Advertisement

DirectX12 adds a Ray Tracing API

Started by March 19, 2018 11:22 PM
40 comments, last by NikiTo 6 years, 7 months ago

Finally the ray tracing geekyness starts:

https://blogs.msdn.microsoft.com/directx/2018/03/19/announcing-microsoft-directx-raytracing/

 

lets collect some interesting articles, I start with:

https://www.remedygames.com/experiments-with-directx-raytracing-in-remedys-northlight-engine/

Honestly I'd like to try it - what I'm skeptical about are dynamic scenes (in my thesis I was doing interactive bidirectional path tracing in CUDA - and it worked well... for static scenes, re-building acceleration structures was simply too big performance hit).

To also add something (and not just spam around) - http://forums.directxtech.com/index.php?topic=5860.0

 

Has anyone successfully ran it?

 

I have just Rx 480 (and some older Radeon 290) available at the moment - which is a no-go due to Shader Model 5.0 only support... this might be hint to get up to date with some hardware.

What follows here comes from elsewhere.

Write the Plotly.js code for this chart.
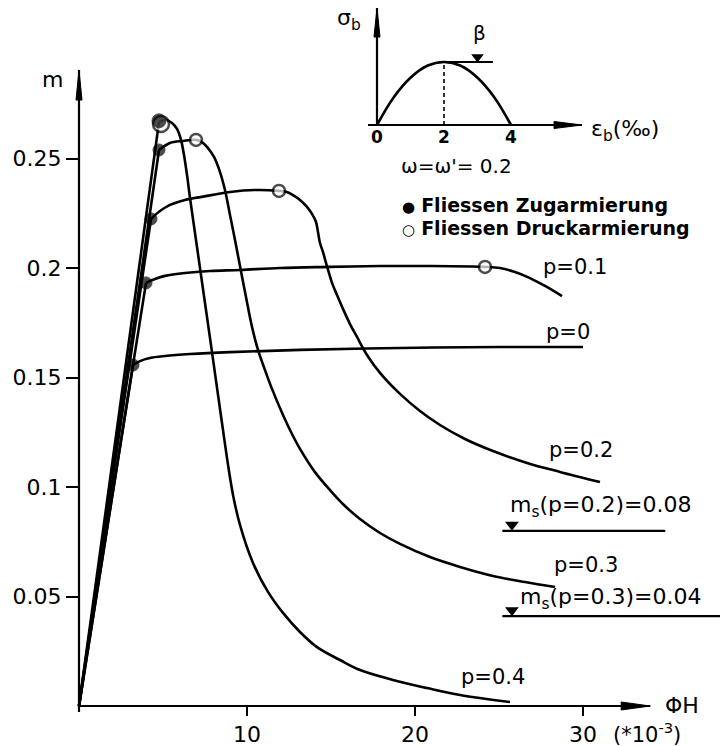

My current blog on programming, linux and stuff - http://gameprogrammerdiary.blogspot.com

Advertisement

Welp, here's about all you need to know: https://www.remedygames.com/experiments-with-directx-raytracing-in-remedys-northlight-engine/

"Single Ray Per Pixel, 5ms @1080p on very high end graphics card, single sample termination, ambient occlusion with geometry sampling only" Which of course is really noisy so then you get to add denoising overhead on top of that. Oh and it's all static too.

So, yeah performance is definitely not realtime for today and probably not tomorrow and next gen either. Really don't understand why DirectX needs it's own raytracing API in the first place. 

2 hours ago, FreneticPonE said:

Really don't understand why DirectX needs it's own raytracing API in the first place. 

Download the SDK and check out the docs to see the problems that it's solving: http://forums.directxtech.com/index.php?topic=5860.0

Basically, an RT API is a great stress-test for modern compute-based GPUs. You want things like:

  • Dispatch calls that can dynamically produce more dispatch calls, recursively
  • Dispatches that can pre-empt themselves with calls to a different shader, before resuming.
  • Being able to bind an array of compute shaders to a dispatch, and have them refer to each other via pointers.
  • Being able to bind many root-parameter sets to a dispatch.
  • A very smart scheduler that can queue and coalesce these different shader invocations into large thread groups before executing them.

Current GPU's are almost here, but even with DX12/Vulkan, this kind of stuff is impossible. The API described in the SDK preview is trying to solve these problems.

They're also promising to put a full compute-shader based fallback implementation up on GitHub, which is amazing! ...and then any apps written against this common API will be able to be accelerated further as the HW vendors move more and more of it over to their next generation of front-ends / thread schedulers.

NV already has hardware that can do this stuff, so Intel and AMD are under pressure to catch up with more flexible shader thread scheduling. Also, NV don't like being locked to MS, so you can be certain they will releaseGL and VK extensions soon enough... at which point Khronos will feel the pressure to standardize these features too.

Maybe in the long term, having standard RT API's is a silly idea... but in the short term, this is going to have a very positive effect!

Thanks, both of you!

 

@Hodgman I've been near ray tracing business (especially GPU one) for some time. For few years (when working on my BSc. and MSc.), and since then as hobbyist. Which is why I'm so interested.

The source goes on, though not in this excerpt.